_Raw data_
________
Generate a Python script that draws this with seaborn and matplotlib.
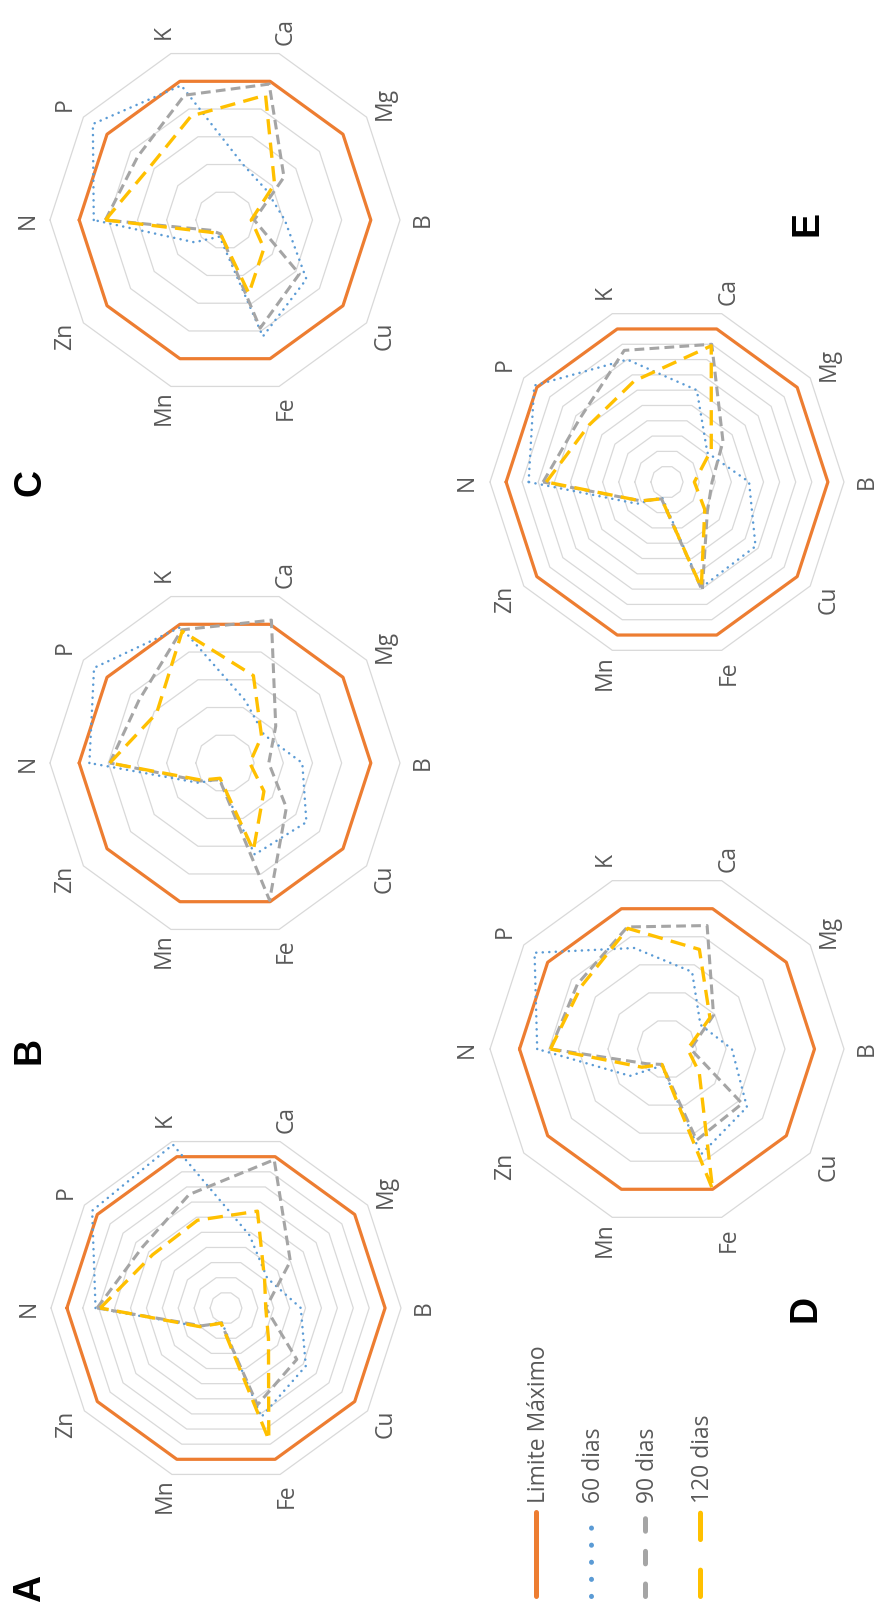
import numpy as np
import matplotlib
matplotlib.use("Agg")
import matplotlib.pyplot as plt
import seaborn as sns

# nutrient axes, clockwise starting at N
nutrientes = ["N", "P", "K", "Ca", "Mg", "B", "Cu", "Fe", "Mn", "Zn"]
series = ["Limite Máximo", "60 dias", "90 dias", "120 dias"]
limite = [100, 100, 100, 100, 100, 100, 100, 100, 100, 100]

# panel A
a_60 = [82, 104, 108, 48, 32, 47, 62, 72, 9, 20]
a_90 = [81, 65, 75, 98, 50, 25, 55, 64, 10, 19]
a_120 = [79, 57, 58, 64, 30, 25, 33, 87, 10, 20]
# panel B
b_60 = [93, 111, 98, 45, 33, 53, 69, 66, 12, 23]
b_90 = [79, 73, 96, 103, 43, 30, 52, 99, 12, 21]
b_120 = [79, 58, 95, 63, 31, 17, 33, 63, 11, 20]
# panel C
c_60 = [90, 112, 97, 40, 35, 41, 69, 84, 12, 26]
c_90 = [82, 74, 90, 98, 50, 20, 63, 78, 10, 12]
c_120 = [82, 63, 75, 90, 42, 18, 33, 53, 10, 14]
# panel D
d_60 = [88, 111, 72, 55, 28, 44, 67, 75, 12, 31]
d_90 = [79, 75, 87, 88, 39, 16, 63, 65, 11, 17]
d_120 = [79, 72, 86, 71, 36, 14, 27, 100, 11, 21]
# panel E
e_60 = [86, 102, 80, 60, 31, 51, 68, 69, 10, 23]
e_90 = [77, 67, 86, 90, 43, 28, 31, 71, 11, 20]
e_120 = [75, 60, 66, 89, 34, 17, 29, 69, 11, 20]

# radial axis max and step of each panel
escala = {"A": (110, 10), "B": (120, 20), "C": (120, 20), "D": (120, 20), "E": (110, 10)}

sns.set_theme(style="white")
plt.rcParams["font.family"] = ["Open Sans", "DejaVu Sans"]
plt.rcParams["lines.scale_dashes"] = False

W, H = 877, 1610
fig = plt.figure(figsize=(W / 100, H / 100), dpi=100)
fig.patch.set_facecolor("white")

estilos = {
    "Limite Máximo": dict(color="#ED7D31", linewidth=2.3, linestyle="-"),
    "60 dias": dict(color="#5B9BD5", linewidth=1.8, linestyle=(0, (0.1, 4.6)), dash_capstyle="round"),
    "90 dias": dict(color="#A5A5A5", linewidth=2.2, linestyle=(0, (7, 3.8))),
    "120 dias": dict(color="#FFC000", linewidth=2.4, linestyle=(0, (11, 6))),
}
TXT = "#595959"


def radar(ax, dados, rmax, step):
    ax.set_theta_offset(np.pi)
    ax.set_theta_direction(-1)
    ang = np.linspace(0, 2 * np.pi, len(nutrientes), endpoint=False)
    fechado = np.append(ang, 2 * np.pi)
    for lvl in np.arange(step, rmax + step / 2, step):
        ax.plot(fechado, [lvl] * len(fechado), color="#D9D9D9", linewidth=0.9,
                zorder=1, clip_on=False)
    for z, (nome, vals) in enumerate(zip(series, dados)):
        r = list(vals) + [vals[0]]
        sns.lineplot(x=fechado, y=r, ax=ax, sort=False, estimator=None,
                     zorder=2 + z, clip_on=False, **estilos[nome])
    ax.set_ylim(0, rmax)
    ax.set_xticks([])
    ax.set_yticks([])
    ax.grid(False)
    ax.spines["polar"].set_visible(False)
    ax.patch.set_visible(False)
    ax.set_xlabel("")
    ax.set_ylabel("")
    for a, lab in zip(ang, nutrientes):
        ax.text(a, rmax * 1.13, lab, rotation=90, ha="center", va="center",
                fontsize=16.5, color=TXT)


paineis = [
    ("A", [limite, a_60, a_90, a_120], (226, 1308), 175, (30, 1588)),
    ("B", [limite, b_60, b_90, b_120], (225, 763), 175, (29, 1050)),
    ("C", [limite, c_60, c_90, c_120], (225, 220), 175, (30, 482)),
    ("D", [limite, d_60, d_90, d_120], (667, 1049), 177, (805, 1308)),
    ("E", [limite, e_60, e_90, e_120], (667, 482), 177, (807, 223)),
]

for letra, dados, (cx, cy), R, (lx, ly) in paineis:
    ax = fig.add_axes([(cx - R) / W, (H - cy - R) / H, 2 * R / W, 2 * R / H],
                      projection="polar")
    rmax, step = escala[letra]
    radar(ax, dados, rmax, step)
    fig.text(lx / W, 1 - ly / H, letra, rotation=90, ha="center", va="center",
             fontsize=27, fontweight="bold", family=["Liberation Sans", "DejaVu Sans"],
             color="black")

# legend, drawn rotated like the rest of the figure
lax = fig.add_axes([0, 0, 1, 1])
lax.set_xlim(0, W)
lax.set_ylim(H, 0)
lax.axis("off")
lax.patch.set_visible(False)
leg_x = [536, 591, 645, 700]
leg_estilos = {
    "Limite Máximo": dict(color="#ED7D31", linewidth=3.6, linestyle="-", solid_capstyle="round"),
    "60 dias": dict(color="#5B9BD5", linewidth=3.6, linestyle=(0, (0.1, 12.2)), dash_capstyle="round"),
    "90 dias": dict(color="#A5A5A5", linewidth=3.6, linestyle=(0, (9, 14.5)), dash_capstyle="round"),
    "120 dias": dict(color="#FFC000", linewidth=3.6, linestyle=(0, (19, 22)), dash_capstyle="round"),
}
for x, nome in zip(leg_x, series):
    lax.plot([x, x], [1596, 1512], **leg_estilos[nome])
    lax.text(x + 3, 1503, nome, rotation=90, ha="center", va="bottom",
             fontsize=16.5, color=TXT)

fig.savefig("out.png", dpi=100, facecolor="white")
________
_Task to complete_
Restate the whole of the material word for word without the pictures.

_Exercise answer_
Generate a Python script that draws this with seaborn and matplotlib.
import numpy as np
import matplotlib
matplotlib.use("Agg")
import matplotlib.pyplot as plt
import seaborn as sns

# nutrient axes, clockwise starting at N
nutrientes = ["N", "P", "K", "Ca", "Mg", "B", "Cu", "Fe", "Mn", "Zn"]
series = ["Limite Máximo", "60 dias", "90 dias", "120 dias"]
limite = [100, 100, 100, 100, 100, 100, 100, 100, 100, 100]

# panel A
a_60 = [82, 104, 108, 48, 32, 47, 62, 72, 9, 20]
a_90 = [81, 65, 75, 98, 50, 25, 55, 64, 10, 19]
a_120 = [79, 57, 58, 64, 30, 25, 33, 87, 10, 20]
# panel B
b_60 = [93, 111, 98, 45, 33, 53, 69, 66, 12, 23]
b_90 = [79, 73, 96, 103, 43, 30, 52, 99, 12, 21]
b_120 = [79, 58, 95, 63, 31, 17, 33, 63, 11, 20]
# panel C
c_60 = [90, 112, 97, 40, 35, 41, 69, 84, 12, 26]
c_90 = [82, 74, 90, 98, 50, 20, 63, 78, 10, 12]
c_120 = [82, 63, 75, 90, 42, 18, 33, 53, 10, 14]
# panel D
d_60 = [88, 111, 72, 55, 28, 44, 67, 75, 12, 31]
d_90 = [79, 75, 87, 88, 39, 16, 63, 65, 11, 17]
d_120 = [79, 72, 86, 71, 36, 14, 27, 100, 11, 21]
# panel E
e_60 = [86, 102, 80, 60, 31, 51, 68, 69, 10, 23]
e_90 = [77, 67, 86, 90, 43, 28, 31, 71, 11, 20]
e_120 = [75, 60, 66, 89, 34, 17, 29, 69, 11, 20]

# radial axis max and step of each panel
escala = {"A": (110, 10), "B": (120, 20), "C": (120, 20), "D": (120, 20), "E": (110, 10)}

sns.set_theme(style="white")
plt.rcParams["font.family"] = ["Open Sans", "DejaVu Sans"]
plt.rcParams["lines.scale_dashes"] = False

W, H = 877, 1610
fig = plt.figure(figsize=(W / 100, H / 100), dpi=100)
fig.patch.set_facecolor("white")

estilos = {
    "Limite Máximo": dict(color="#ED7D31", linewidth=2.3, linestyle="-"),
    "60 dias": dict(color="#5B9BD5", linewidth=1.8, linestyle=(0, (0.1, 4.6)), dash_capstyle="round"),
    "90 dias": dict(color="#A5A5A5", linewidth=2.2, linestyle=(0, (7, 3.8))),
    "120 dias": dict(color="#FFC000", linewidth=2.4, linestyle=(0, (11, 6))),
}
TXT = "#595959"


def radar(ax, dados, rmax, step):
    ax.set_theta_offset(np.pi)
    ax.set_theta_direction(-1)
    ang = np.linspace(0, 2 * np.pi, len(nutrientes), endpoint=False)
    fechado = np.append(ang, 2 * np.pi)
    for lvl in np.arange(step, rmax + step / 2, step):
        ax.plot(fechado, [lvl] * len(fechado), color="#D9D9D9", linewidth=0.9,
                zorder=1, clip_on=False)
    for z, (nome, vals) in enumerate(zip(series, dados)):
        r = list(vals) + [vals[0]]
        sns.lineplot(x=fechado, y=r, ax=ax, sort=False, estimator=None,
                     zorder=2 + z, clip_on=False, **estilos[nome])
    ax.set_ylim(0, rmax)
    ax.set_xticks([])
    ax.set_yticks([])
    ax.grid(False)
    ax.spines["polar"].set_visible(False)
    ax.patch.set_visible(False)
    ax.set_xlabel("")
    ax.set_ylabel("")
    for a, lab in zip(ang, nutrientes):
        ax.text(a, rmax * 1.13, lab, rotation=90, ha="center", va="center",
                fontsize=16.5, color=TXT)


paineis = [
    ("A", [limite, a_60, a_90, a_120], (226, 1308), 175, (30, 1588)),
    ("B", [limite, b_60, b_90, b_120], (225, 763), 175, (29, 1050)),
    ("C", [limite, c_60, c_90, c_120], (225, 220), 175, (30, 482)),
    ("D", [limite, d_60, d_90, d_120], (667, 1049), 177, (805, 1308)),
    ("E", [limite, e_60, e_90, e_120], (667, 482), 177, (807, 223)),
]

for letra, dados, (cx, cy), R, (lx, ly) in paineis:
    ax = fig.add_axes([(cx - R) / W, (H - cy - R) / H, 2 * R / W, 2 * R / H],
                      projection="polar")
    rmax, step = escala[letra]
    radar(ax, dados, rmax, step)
    fig.text(lx / W, 1 - ly / H, letra, rotation=90, ha="center", va="center",
             fontsize=27, fontweight="bold", family=["Liberation Sans", "DejaVu Sans"],
             color="black")

# legend, drawn rotated like the rest of the figure
lax = fig.add_axes([0, 0, 1, 1])
lax.set_xlim(0, W)
lax.set_ylim(H, 0)
lax.axis("off")
lax.patch.set_visible(False)
leg_x = [536, 591, 645, 700]
leg_estilos = {
    "Limite Máximo": dict(color="#ED7D31", linewidth=3.6, linestyle="-", solid_capstyle="round"),
    "60 dias": dict(color="#5B9BD5", linewidth=3.6, linestyle=(0, (0.1, 12.2)), dash_capstyle="round"),
    "90 dias": dict(color="#A5A5A5", linewidth=3.6, linestyle=(0, (9, 14.5)), dash_capstyle="round"),
    "120 dias": dict(color="#FFC000", linewidth=3.6, linestyle=(0, (19, 22)), dash_capstyle="round"),
}
for x, nome in zip(leg_x, series):
    lax.plot([x, x], [1596, 1512], **leg_estilos[nome])
    lax.text(x + 3, 1503, nome, rotation=90, ha="center", va="bottom",
             fontsize=16.5, color=TXT)

fig.savefig("out.png", dpi=100, facecolor="white")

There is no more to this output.